### Task:
Give the number of lines that include the string "this", nothing more.

-- begin Data for processing --

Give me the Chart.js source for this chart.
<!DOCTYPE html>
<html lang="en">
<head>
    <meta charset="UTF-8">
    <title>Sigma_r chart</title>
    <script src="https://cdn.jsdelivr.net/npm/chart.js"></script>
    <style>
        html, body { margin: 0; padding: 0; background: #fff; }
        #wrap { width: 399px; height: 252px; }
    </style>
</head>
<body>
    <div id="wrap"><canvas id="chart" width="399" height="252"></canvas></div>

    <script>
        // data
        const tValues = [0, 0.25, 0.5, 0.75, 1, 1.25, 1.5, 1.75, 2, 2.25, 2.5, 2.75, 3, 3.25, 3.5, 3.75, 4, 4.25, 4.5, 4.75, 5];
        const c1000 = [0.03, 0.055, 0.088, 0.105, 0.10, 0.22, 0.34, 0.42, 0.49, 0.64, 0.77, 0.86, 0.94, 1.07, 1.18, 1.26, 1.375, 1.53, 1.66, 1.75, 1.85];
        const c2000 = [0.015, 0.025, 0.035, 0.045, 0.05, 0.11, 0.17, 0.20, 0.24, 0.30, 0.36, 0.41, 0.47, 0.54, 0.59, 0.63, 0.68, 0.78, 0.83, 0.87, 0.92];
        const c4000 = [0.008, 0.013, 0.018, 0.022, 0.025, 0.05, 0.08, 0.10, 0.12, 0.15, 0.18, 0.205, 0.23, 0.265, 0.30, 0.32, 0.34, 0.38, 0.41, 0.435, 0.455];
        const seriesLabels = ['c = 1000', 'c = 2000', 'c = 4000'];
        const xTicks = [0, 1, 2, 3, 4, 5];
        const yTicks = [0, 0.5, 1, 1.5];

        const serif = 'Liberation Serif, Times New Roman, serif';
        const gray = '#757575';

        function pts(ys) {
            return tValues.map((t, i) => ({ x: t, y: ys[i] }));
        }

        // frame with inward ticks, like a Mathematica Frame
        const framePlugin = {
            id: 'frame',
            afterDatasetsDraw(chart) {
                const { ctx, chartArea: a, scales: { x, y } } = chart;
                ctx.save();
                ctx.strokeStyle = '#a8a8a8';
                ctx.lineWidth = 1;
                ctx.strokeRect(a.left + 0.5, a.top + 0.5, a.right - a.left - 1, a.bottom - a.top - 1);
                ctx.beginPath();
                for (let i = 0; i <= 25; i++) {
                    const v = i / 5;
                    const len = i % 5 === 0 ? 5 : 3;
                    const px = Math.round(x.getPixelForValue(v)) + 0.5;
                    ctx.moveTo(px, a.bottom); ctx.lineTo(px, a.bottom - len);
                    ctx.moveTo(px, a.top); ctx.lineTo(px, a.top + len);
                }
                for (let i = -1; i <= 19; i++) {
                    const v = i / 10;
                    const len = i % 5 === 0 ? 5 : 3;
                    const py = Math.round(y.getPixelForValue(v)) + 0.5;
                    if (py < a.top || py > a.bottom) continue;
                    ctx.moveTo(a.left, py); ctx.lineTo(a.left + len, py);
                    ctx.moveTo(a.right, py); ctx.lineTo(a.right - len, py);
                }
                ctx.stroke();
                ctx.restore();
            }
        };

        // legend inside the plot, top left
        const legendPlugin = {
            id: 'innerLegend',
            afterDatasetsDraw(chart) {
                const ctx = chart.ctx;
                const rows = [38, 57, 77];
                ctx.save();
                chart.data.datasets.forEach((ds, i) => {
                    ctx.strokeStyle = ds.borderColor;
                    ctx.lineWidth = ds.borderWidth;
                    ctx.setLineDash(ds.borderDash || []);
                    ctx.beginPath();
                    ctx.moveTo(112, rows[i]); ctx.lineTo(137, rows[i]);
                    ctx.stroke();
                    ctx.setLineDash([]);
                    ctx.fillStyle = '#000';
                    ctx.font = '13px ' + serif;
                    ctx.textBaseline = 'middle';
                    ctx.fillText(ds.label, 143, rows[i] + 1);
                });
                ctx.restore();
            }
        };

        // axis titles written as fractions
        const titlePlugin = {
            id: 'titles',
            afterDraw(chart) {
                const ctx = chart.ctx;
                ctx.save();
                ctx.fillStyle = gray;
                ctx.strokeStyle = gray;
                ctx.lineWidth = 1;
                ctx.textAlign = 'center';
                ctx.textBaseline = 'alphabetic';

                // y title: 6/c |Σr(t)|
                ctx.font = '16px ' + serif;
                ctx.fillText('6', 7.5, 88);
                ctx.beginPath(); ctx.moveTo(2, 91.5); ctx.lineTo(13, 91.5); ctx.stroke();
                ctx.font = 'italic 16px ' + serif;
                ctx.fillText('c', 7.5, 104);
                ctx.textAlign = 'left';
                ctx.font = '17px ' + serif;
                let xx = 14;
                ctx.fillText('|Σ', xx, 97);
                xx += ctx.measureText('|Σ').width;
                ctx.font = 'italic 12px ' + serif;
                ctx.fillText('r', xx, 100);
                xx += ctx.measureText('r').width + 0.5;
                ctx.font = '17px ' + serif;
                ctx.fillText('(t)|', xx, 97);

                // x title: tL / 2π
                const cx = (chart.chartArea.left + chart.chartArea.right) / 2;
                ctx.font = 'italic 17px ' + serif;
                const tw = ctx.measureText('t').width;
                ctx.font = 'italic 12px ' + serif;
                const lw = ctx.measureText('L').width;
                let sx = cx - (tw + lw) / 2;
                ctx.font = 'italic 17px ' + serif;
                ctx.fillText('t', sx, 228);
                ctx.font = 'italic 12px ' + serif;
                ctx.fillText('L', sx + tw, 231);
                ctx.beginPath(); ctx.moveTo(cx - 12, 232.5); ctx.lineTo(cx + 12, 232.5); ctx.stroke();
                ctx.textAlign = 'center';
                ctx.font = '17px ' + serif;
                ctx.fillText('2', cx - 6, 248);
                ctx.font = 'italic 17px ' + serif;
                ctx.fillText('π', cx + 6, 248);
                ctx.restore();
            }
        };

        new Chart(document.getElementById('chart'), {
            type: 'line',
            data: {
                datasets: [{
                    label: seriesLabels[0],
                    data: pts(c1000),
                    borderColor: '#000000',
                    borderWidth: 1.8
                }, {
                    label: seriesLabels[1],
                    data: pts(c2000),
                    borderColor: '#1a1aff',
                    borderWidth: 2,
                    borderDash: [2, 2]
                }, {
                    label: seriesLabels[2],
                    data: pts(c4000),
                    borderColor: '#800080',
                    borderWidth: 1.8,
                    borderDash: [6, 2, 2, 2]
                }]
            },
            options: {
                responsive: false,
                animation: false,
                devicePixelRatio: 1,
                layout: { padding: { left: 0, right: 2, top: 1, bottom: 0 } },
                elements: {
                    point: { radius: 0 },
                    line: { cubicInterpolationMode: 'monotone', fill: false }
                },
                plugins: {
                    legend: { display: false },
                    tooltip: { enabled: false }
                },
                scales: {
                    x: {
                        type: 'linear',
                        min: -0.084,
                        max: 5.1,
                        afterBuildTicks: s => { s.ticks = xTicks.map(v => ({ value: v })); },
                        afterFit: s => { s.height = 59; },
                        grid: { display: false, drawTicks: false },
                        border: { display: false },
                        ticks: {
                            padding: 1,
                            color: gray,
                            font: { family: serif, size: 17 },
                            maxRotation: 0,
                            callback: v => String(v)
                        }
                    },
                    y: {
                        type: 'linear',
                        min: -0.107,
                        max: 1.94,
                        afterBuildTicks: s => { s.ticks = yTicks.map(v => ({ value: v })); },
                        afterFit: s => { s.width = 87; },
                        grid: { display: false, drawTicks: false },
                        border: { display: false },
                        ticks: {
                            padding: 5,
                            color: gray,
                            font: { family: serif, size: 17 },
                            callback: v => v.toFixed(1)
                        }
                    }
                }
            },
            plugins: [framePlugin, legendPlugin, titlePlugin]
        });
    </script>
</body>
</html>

-- end Data for processing --
-- begin Data for processing --

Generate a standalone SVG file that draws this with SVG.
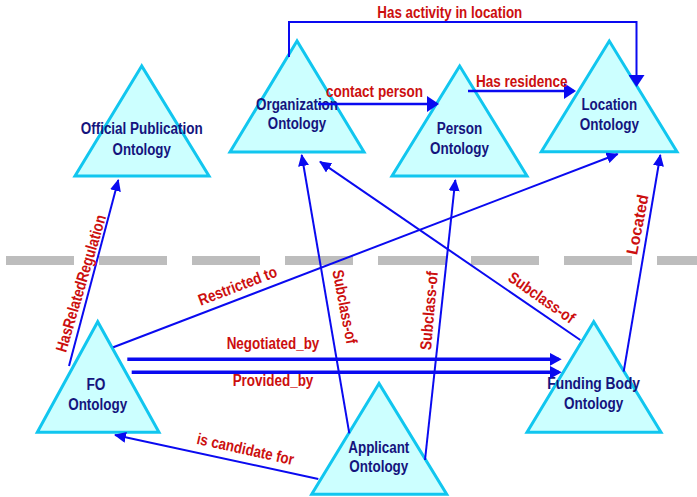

-- end Data for processing --

### Problem solution:
2